>> BEGIN Extracted material
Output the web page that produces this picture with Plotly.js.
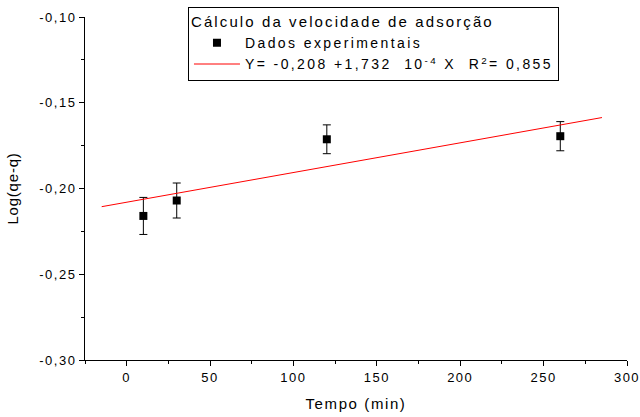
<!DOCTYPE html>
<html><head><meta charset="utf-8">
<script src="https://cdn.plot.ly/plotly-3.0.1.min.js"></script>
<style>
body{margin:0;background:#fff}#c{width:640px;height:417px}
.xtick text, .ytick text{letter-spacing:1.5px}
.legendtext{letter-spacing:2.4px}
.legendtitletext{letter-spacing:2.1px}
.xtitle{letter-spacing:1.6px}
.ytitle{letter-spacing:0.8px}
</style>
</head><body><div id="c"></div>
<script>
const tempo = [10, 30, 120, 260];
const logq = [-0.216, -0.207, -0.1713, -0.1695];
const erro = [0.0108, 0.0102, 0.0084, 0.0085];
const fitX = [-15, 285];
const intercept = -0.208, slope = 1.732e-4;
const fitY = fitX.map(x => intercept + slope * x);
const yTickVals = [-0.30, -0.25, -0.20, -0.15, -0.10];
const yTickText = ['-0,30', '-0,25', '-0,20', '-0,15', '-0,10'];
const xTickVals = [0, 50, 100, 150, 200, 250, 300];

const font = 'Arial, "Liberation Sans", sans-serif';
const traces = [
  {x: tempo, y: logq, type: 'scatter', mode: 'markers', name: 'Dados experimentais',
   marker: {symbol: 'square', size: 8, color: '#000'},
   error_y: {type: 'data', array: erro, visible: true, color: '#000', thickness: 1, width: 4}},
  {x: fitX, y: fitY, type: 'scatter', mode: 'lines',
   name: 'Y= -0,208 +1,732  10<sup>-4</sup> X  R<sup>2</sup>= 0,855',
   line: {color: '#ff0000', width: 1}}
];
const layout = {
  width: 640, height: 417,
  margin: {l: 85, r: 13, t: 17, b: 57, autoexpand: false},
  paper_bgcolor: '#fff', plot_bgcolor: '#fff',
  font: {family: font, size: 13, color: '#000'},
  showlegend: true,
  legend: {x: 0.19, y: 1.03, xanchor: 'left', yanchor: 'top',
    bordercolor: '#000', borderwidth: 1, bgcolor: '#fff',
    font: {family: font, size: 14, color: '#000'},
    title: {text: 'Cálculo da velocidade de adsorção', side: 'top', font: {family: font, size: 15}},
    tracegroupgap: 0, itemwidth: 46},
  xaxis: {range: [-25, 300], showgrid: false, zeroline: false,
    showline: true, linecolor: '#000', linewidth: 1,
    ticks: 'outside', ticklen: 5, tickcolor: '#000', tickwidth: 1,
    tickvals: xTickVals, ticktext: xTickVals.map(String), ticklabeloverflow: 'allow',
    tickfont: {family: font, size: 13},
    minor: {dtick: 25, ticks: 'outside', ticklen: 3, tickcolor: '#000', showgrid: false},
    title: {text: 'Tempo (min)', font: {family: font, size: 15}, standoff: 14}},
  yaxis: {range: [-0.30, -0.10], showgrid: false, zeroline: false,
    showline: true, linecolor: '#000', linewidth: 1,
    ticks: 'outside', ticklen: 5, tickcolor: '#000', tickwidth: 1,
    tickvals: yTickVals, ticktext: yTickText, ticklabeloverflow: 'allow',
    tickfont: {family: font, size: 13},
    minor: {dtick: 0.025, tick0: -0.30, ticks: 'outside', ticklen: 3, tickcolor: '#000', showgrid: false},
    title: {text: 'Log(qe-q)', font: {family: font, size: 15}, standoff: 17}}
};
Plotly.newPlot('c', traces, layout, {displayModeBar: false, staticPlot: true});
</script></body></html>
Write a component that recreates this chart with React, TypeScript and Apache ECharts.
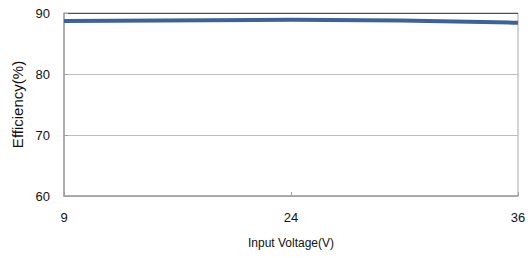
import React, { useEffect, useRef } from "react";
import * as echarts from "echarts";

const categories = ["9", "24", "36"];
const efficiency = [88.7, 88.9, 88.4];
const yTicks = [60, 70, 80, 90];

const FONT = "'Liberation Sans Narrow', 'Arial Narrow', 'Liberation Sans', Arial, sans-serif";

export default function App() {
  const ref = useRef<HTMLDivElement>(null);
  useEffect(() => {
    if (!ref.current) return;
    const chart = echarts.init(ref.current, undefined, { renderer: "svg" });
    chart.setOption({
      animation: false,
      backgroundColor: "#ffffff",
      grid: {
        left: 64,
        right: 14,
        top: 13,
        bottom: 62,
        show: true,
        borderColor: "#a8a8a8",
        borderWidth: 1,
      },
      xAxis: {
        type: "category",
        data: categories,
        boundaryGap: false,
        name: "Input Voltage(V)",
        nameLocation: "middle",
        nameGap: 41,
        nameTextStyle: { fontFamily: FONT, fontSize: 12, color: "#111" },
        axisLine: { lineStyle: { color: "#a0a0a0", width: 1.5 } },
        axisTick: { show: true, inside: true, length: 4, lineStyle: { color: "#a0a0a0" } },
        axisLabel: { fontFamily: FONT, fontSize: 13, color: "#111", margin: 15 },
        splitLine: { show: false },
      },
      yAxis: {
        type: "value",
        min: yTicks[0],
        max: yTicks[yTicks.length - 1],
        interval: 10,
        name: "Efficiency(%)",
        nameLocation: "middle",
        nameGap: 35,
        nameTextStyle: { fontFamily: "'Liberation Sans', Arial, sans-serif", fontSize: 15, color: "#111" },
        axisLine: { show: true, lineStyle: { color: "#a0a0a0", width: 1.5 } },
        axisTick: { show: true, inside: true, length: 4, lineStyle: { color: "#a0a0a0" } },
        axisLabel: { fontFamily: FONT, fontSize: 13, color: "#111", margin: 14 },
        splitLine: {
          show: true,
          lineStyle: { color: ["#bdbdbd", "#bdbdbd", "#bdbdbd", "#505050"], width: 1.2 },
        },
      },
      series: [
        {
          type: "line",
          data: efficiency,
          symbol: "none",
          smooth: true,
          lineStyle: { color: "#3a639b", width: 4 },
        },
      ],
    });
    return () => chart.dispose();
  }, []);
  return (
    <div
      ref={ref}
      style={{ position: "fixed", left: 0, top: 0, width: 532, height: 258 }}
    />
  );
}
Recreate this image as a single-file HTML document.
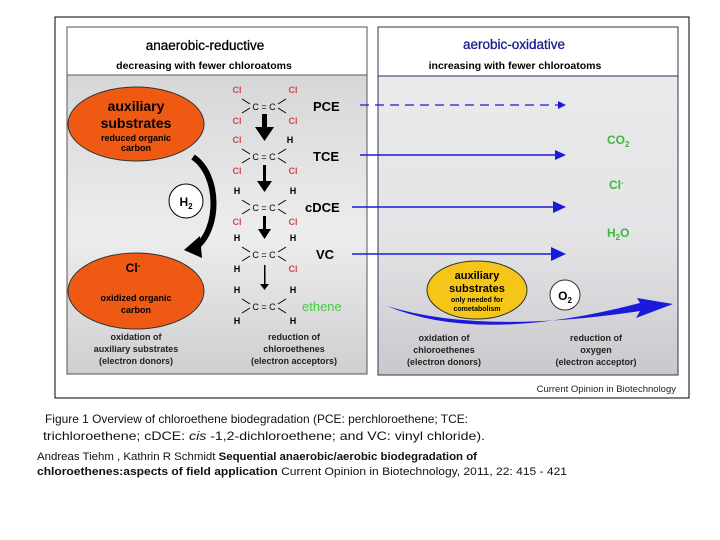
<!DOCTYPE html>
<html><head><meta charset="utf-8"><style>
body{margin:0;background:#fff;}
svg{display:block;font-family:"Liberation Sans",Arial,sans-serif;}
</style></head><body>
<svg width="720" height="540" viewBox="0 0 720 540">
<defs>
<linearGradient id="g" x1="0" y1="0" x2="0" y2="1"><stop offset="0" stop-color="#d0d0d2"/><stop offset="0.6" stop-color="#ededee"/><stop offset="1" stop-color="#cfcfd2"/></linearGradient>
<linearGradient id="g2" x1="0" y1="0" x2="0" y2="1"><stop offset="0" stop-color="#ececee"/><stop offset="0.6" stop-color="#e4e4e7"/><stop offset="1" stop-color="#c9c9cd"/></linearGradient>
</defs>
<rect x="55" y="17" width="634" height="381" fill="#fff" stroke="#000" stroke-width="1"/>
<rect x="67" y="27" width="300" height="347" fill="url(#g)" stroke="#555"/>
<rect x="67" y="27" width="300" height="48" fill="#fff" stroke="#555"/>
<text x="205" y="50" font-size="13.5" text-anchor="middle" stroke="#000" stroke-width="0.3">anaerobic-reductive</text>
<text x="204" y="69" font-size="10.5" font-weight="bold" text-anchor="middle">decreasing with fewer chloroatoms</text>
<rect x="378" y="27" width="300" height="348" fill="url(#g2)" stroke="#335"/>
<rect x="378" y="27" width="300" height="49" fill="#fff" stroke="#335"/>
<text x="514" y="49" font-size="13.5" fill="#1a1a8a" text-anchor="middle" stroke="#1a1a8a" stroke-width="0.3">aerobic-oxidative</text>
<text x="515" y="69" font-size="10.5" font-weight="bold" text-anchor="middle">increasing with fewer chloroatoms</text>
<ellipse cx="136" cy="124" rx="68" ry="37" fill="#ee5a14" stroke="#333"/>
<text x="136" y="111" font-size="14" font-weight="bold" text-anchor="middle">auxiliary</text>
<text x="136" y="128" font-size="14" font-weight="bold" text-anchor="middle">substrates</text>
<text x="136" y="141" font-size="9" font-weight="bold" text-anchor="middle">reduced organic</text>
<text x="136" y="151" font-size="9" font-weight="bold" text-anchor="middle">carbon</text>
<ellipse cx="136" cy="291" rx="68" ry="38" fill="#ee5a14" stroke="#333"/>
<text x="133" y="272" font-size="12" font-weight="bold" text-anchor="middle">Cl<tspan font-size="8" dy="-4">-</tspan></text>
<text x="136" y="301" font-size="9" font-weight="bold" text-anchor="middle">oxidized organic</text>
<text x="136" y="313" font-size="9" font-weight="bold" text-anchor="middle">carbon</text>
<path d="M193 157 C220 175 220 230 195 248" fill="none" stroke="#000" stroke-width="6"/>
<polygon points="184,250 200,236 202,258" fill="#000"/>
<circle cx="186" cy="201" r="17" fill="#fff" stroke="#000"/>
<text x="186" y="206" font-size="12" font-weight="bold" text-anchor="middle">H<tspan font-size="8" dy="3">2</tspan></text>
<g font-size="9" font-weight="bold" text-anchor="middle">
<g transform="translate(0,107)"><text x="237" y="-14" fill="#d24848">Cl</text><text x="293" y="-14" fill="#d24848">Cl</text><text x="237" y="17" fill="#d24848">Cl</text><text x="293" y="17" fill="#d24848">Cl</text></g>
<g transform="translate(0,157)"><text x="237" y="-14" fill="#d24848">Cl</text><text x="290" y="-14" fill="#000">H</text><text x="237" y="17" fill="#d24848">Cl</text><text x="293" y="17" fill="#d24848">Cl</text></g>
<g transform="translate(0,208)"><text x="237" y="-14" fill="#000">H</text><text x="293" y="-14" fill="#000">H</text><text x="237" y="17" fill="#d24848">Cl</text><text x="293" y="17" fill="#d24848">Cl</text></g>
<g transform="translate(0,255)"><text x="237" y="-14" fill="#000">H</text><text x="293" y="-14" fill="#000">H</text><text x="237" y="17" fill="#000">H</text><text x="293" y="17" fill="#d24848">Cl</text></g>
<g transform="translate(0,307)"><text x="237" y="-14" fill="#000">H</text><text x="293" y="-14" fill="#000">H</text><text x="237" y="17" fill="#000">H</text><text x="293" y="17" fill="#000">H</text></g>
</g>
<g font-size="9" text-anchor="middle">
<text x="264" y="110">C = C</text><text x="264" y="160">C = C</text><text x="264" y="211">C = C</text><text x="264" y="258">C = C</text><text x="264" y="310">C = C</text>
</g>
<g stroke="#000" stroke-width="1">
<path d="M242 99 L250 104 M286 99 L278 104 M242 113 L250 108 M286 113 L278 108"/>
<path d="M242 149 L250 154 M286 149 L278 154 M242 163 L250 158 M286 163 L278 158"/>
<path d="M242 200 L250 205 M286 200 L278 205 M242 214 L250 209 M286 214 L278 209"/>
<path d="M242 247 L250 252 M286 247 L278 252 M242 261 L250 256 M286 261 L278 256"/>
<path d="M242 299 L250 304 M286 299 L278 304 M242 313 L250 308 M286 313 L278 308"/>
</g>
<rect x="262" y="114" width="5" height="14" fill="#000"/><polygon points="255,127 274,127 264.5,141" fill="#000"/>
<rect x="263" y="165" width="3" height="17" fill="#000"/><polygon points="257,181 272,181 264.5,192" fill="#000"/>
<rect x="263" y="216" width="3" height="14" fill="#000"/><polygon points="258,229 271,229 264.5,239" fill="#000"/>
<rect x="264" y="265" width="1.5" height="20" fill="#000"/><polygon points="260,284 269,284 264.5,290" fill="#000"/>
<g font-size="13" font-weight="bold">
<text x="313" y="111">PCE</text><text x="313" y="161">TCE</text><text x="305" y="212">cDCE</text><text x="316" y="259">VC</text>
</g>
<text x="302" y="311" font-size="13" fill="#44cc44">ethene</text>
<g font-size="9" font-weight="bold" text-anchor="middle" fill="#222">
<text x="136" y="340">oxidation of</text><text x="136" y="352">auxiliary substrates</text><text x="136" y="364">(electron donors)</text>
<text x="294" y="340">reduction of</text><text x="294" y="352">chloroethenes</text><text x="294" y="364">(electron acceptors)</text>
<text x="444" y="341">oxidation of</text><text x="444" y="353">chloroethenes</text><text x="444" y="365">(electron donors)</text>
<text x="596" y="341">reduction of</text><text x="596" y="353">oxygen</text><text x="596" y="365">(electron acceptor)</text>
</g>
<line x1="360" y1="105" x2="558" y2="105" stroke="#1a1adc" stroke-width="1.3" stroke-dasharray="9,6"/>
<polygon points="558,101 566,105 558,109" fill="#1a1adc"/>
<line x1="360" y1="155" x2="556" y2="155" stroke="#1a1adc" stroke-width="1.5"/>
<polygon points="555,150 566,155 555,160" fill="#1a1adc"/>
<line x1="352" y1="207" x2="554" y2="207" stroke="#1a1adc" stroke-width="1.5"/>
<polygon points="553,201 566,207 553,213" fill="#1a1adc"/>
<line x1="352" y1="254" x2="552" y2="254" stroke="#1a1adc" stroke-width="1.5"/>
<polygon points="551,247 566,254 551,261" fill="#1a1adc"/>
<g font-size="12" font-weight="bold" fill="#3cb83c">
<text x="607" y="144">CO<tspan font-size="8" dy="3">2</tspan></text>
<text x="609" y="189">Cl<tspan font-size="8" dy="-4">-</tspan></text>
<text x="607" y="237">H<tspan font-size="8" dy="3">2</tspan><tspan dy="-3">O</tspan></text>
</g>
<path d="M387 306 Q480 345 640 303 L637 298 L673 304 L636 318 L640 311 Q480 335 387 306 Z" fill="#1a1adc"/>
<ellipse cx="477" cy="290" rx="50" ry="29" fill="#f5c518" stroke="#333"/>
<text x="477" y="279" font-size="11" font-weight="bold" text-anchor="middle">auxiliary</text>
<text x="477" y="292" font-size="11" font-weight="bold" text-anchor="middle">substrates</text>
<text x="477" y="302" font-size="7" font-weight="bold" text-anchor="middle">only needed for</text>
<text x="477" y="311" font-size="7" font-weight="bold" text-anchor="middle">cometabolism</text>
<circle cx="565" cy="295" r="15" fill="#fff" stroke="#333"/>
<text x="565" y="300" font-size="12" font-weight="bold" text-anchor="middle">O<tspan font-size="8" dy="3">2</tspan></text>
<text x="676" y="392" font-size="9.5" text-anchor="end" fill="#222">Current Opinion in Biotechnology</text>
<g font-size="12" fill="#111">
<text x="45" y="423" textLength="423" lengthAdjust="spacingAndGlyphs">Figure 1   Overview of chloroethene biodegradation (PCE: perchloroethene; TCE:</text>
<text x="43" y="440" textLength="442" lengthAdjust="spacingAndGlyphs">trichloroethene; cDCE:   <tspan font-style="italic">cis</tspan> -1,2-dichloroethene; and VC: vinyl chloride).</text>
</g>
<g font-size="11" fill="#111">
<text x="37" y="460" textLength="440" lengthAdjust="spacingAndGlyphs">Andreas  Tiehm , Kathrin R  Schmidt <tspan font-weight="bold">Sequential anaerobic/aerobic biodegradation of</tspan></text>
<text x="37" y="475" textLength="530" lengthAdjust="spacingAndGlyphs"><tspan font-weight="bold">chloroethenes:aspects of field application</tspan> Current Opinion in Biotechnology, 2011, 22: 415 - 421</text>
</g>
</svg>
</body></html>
>> END Extracted material
(What is required)
From the records above, copy only the lines running from the line containing "Write a component" to the line containing "Sans Narrow', 'Arial", both ends included. Leave the pictures out.

(Response below)
Write a component that recreates this chart with React, TypeScript and Apache ECharts.
import React, { useEffect, useRef } from "react";
import * as echarts from "echarts";

const categories = ["9", "24", "36"];
const efficiency = [88.7, 88.9, 88.4];
const yTicks = [60, 70, 80, 90];

const FONT = "'Liberation Sans Narrow', 'Arial Narrow', 'Liberation Sans', Arial, sans-serif";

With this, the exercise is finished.